The Solution: A Step-by-Step Assembly Line
The paper explains that fixing these issues isn't one big magic trick; it's a series of smaller tasks. Think of it like a factory assembly line for photos:
Object Placement (The "Where and How Big"):
- The Job: Deciding where to put the steak and how big it should be.
- The Analogy: It's like a game of Tetris. You need to find the perfect spot where the piece fits the puzzle. If you put a giant giraffe in a small room, it looks wrong. If you put a tiny car on a highway, it looks weird. The paper reviews tools that help the computer guess the right size and spot automatically.
Image Blending (The "Seamless Tape"):
- The Job: Smoothing the edges so you don't see the cut lines.
- The Analogy: Imagine cutting a picture out of a magazine with jagged scissors. If you tape it to a wall, you see the rough edges. Image blending is like using a magic eraser and a soft brush to blend the cut edges into the wall so no one can tell where the paper ends and the wall begins.
Image Harmonization (The "Lighting Match"):
- The Job: Changing the color and brightness of the object to match the background.
- The Analogy: If you take a photo of a red apple in a bright kitchen and paste it into a photo of a dark cave, the apple will look glowing and fake. Harmonization is like putting a dimmer switch on the apple to make it look like it's actually sitting in that dark cave.
Shadow & Reflection Generation (The "Grounding"):
- The Job: Adding shadows or reflections so the object feels "heavy" and real.
- The Analogy: If you put a ball on the floor, it casts a shadow. If you paste a ball into a photo without a shadow, it looks like it's floating. This step is like the computer drawing a shadow under the object so it feels like it's actually touching the ground.
The New Trend: The "Generative Chef"
For a long time, computers did these steps one by one (first place, then blend, then light). But recently, a new technology called Diffusion Models (the same tech behind AI art generators) has arrived.

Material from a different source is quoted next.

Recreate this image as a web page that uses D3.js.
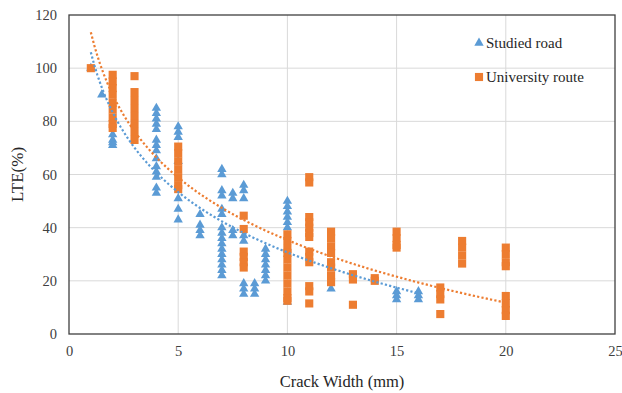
<!DOCTYPE html>
<html>
<head>
<meta charset="utf-8">
<script src="https://cdn.jsdelivr.net/npm/d3@7"></script>
<style>
  html, body { margin: 0; padding: 0; background: #ffffff; }
  svg { display: block; }
</style>
</head>
<body>
<svg id="chart" width="622" height="393"></svg>
<script>
// Load transfer efficiency (LTE, %) against crack width (mm)
const roadX = [
  1, 1.5,
  2, 2, 2, 2,
  4, 4, 4, 4, 4, 4, 4, 4, 4, 4, 4, 4, 4, 4,
  5, 5, 5, 5, 5, 5, 5,
  6, 6, 6, 6,
  7, 7, 7, 7, 7, 7, 7, 7, 7, 7, 7, 7, 7, 7, 7, 7,
  7.5, 7.5, 7.5, 7.5,
  8, 8, 8, 8, 8, 8, 8, 8,
  8.5, 8.5, 8.5,
  9, 9, 9, 9, 9, 9, 9,
  10, 10, 10, 10, 10, 10, 10,
  12,
  15, 15, 15,
  16, 16, 16
];
const roadY = [
  100, 90,
  75, 73, 72, 71,
  85, 83, 81, 79, 77, 73, 71, 69, 66, 63, 61, 59, 55, 53,
  78, 76, 74, 65, 51, 47, 43,
  45, 41, 39, 37,
  62, 60, 54, 52, 47, 45, 40, 38, 36, 34, 32, 30, 28, 26, 24, 22,
  53, 51, 39, 37,
  56, 54, 51, 37, 35, 19, 17, 15,
  19, 17, 15,
  32, 30, 28, 26, 24, 22, 20,
  50, 48, 46, 44, 42, 40, 12,
  17,
  16, 14.5, 13,
  16, 14.5, 13
];

const routeX = [
  1,
  2, 2, 2, 2, 2, 2, 2, 2, 2,
  3, 3, 3, 3, 3, 3, 3, 3,
  5, 5, 5, 5, 5, 5, 5,
  8, 8, 8, 8, 8, 8,
  10, 10, 10, 10, 10, 10, 10, 10, 10, 10, 10,
  11, 11, 11, 11, 11, 11, 11, 11, 11, 11, 11, 11, 11,
  12, 12, 12, 12, 12, 12, 12, 12,
  13, 13, 13,
  14, 14,
  15, 15, 15, 15,
  17, 17, 17, 17,
  18, 18, 18, 18,
  20, 20, 20, 20, 20, 20, 20, 20
];
const routeY = [
  100,
  97.5, 95, 92.5, 90, 87, 84.5, 81.5, 79, 77.5,
  97, 91, 88, 85, 82, 79, 76, 73,
  70.5, 68, 65, 62, 59, 56, 54.5,
  44.5, 39.5, 31, 29, 27, 25,
  37.5, 35, 32, 30.5, 28, 25, 22, 19, 16, 13.5, 12.5,
  59, 57, 44, 42, 40, 38, 36.5, 31, 29, 27, 18, 16, 11.5,
  38.5, 36, 33, 30.5, 27, 25, 22, 19.5,
  22.5, 20.5, 11,
  21, 20,
  38.5, 36, 33.5, 32.5,
  17.5, 15, 13, 7.5,
  35, 32.5, 29.5, 26.5,
  32.5, 30, 27, 25.5, 14.3, 11.5, 9, 6.8
];

// Logarithmic trend lines: y = a - b * ln(x), over [xFrom, xTo]
const roadTrend = [106, 32.7, 1, 16];
const routeTrend = [113.5, 33.95, 1, 20];

const xTicks = [0, 5, 10, 15, 20, 25];
const yTicks = [0, 20, 40, 60, 80, 100, 120];
const seriesNames = ["Studied road", "University route"];
const colors = ["#5B9BD5", "#ED7D31"];

const FONT = "'Liberation Serif', 'Times New Roman', Times, 'DejaVu Serif', serif";

const svg = d3.select("#chart");
const margin = { left: 69, top: 15, right: 7, bottom: 59 };
const W = 622, H = 393;
const x = d3.scaleLinear().domain([0, 25]).range([margin.left, W - margin.right]);
const y = d3.scaleLinear().domain([0, 120]).range([H - margin.bottom, margin.top]);

// gridlines
const grid = svg.append("g");
grid.selectAll("line.h").data(yTicks.slice(1, -1)).join("line")
  .attr("x1", x(0)).attr("x2", x(25))
  .attr("y1", d => y(d)).attr("y2", d => y(d))
  .attr("stroke", "#D9D9D9").attr("stroke-width", 1);
grid.selectAll("line.v").data(xTicks.slice(1, -1)).join("line")
  .attr("y1", y(0)).attr("y2", y(120))
  .attr("x1", d => x(d)).attr("x2", d => x(d))
  .attr("stroke", "#D9D9D9").attr("stroke-width", 1);

// axes (labels only, the frame is drawn separately)
const xAxis = svg.append("g")
  .attr("transform", `translate(0,${y(0)})`)
  .call(d3.axisBottom(x).tickValues(xTicks).tickSize(0).tickPadding(12).tickFormat(d3.format("d")));
const yAxis = svg.append("g")
  .attr("transform", `translate(${x(0)},0)`)
  .call(d3.axisLeft(y).tickValues(yTicks).tickSize(0).tickPadding(12).tickFormat(d3.format("d")));
[xAxis, yAxis].forEach(g => {
  g.attr("font-family", FONT).attr("font-size", 14.5);
  g.select(".domain").remove();
  g.selectAll("text").attr("fill", "#404040");
});

// markers
const tri = d3.symbol().type(d3.symbolTriangle).size(38);
const sq = d3.symbol().type(d3.symbolSquare).size(66);

const roadPts = roadX.map((v, i) => ({ x: v, y: roadY[i] }));
const routePts = routeX.map((v, i) => ({ x: v, y: routeY[i] }));

svg.append("g").selectAll("path").data(roadPts).join("path")
  .attr("d", tri)
  .attr("transform", d => `translate(${x(d.x)},${y(d.y)})`)
  .attr("fill", colors[0]);

svg.append("g").selectAll("path").data(routePts).join("path")
  .attr("d", sq)
  .attr("transform", d => `translate(${x(d.x)},${y(d.y)})`)
  .attr("fill", colors[1]);

// trend lines
function trendPoints(t) {
  const [a, b, x0, x1] = t;
  return d3.range(0, 101).map(i => {
    const xv = x0 + (x1 - x0) * i / 100;
    return [xv, a - b * Math.log(xv)];
  });
}
const line = d3.line().x(d => x(d[0])).y(d => y(d[1]));
[[roadTrend, colors[0]], [routeTrend, colors[1]]].forEach(([t, c]) => {
  svg.append("path")
    .attr("d", line(trendPoints(t)))
    .attr("fill", "none")
    .attr("stroke", c)
    .attr("stroke-width", 2.2)
    .attr("stroke-dasharray", "2.2,2.2");
});

// frame
svg.append("rect")
  .attr("x", x(0)).attr("y", y(120))
  .attr("width", x(25) - x(0)).attr("height", y(0) - y(120))
  .attr("fill", "none").attr("stroke", "#404040").attr("stroke-width", 1.3);

// axis titles
svg.append("text")
  .attr("x", (x(0) + x(25)) / 2).attr("y", 387)
  .attr("text-anchor", "middle")
  .attr("font-family", FONT).attr("font-size", 16.5).attr("fill", "#262626")
  .text("Crack Width (mm)");
svg.append("text")
  .attr("transform", `translate(23,${(y(0) + y(120)) / 2}) rotate(-90)`)
  .attr("text-anchor", "middle")
  .attr("font-family", FONT).attr("font-size", 17).attr("fill", "#262626")
  .text("LTE(%)");

// legend
const legend = svg.append("g");
const legendItems = [
  { name: seriesNames[0], sym: tri, color: colors[0], cy: 43 },
  { name: seriesNames[1], sym: sq, color: colors[1], cy: 77 }
];
legendItems.forEach(it => {
  legend.append("path")
    .attr("d", it.sym)
    .attr("transform", `translate(479,${it.cy})`)
    .attr("fill", it.color);
  legend.append("text")
    .attr("x", 486).attr("y", it.cy + 5)
    .attr("font-family", FONT).attr("font-size", 15).attr("fill", "#262626")
    .text(it.name);
});
</script>
</body>
</html>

- The Old Way: Like a human chef chopping, frying, and plating separately.
- The New Way (Generative Composition): Like a robot chef that looks at the ingredients and the plate and re-imagines the whole dish instantly. It doesn't just paste the steak; it redraws the steak to perfectly match the plate's lighting, texture, and shadows all at once. The paper notes this is the future, but it can sometimes be too "creative" and change the object too much.
The Toolkit: "Libcom"
The authors didn't just write a book; they built a toolbox called libcom.
- The Analogy: Imagine if instead of just reading a cookbook, you were given a fully stocked kitchen with every tool you needed (knives, pans, mixers) pre-installed. You just say "Make a composite," and the toolbox does the work. They also built a website where you can try these tools online.
The "Shopping" Alternative: Foreground Search
Sometimes, instead of trying to fix a bad cut-and-paste, the best solution is to find a better ingredient to begin with.
- The Analogy: If you have a picture of a living room and you want to add a chair, instead of trying to force a weird chair into the photo, you search a library of chairs to find one that is the exact right size, color, and style for that room. This is called Foreground Object Search.
Why Does This Matter?
This technology isn't just for fun. It helps with:
- Virtual Try-Ons: Seeing how a shirt looks on you without going to the store.
- Advertising: Putting a soda can on a beach scene for a commercial.
- Training AI: Creating fake photos to teach computers how to recognize objects (like teaching a self-driving car what a pedestrian looks like in the rain).
In summary: This paper is the ultimate guide to making digital photos look real. It maps out every step of the process, from finding the right spot for an object to painting the perfect shadow, and introduces new AI tools that are making this magic easier and more realistic than ever before.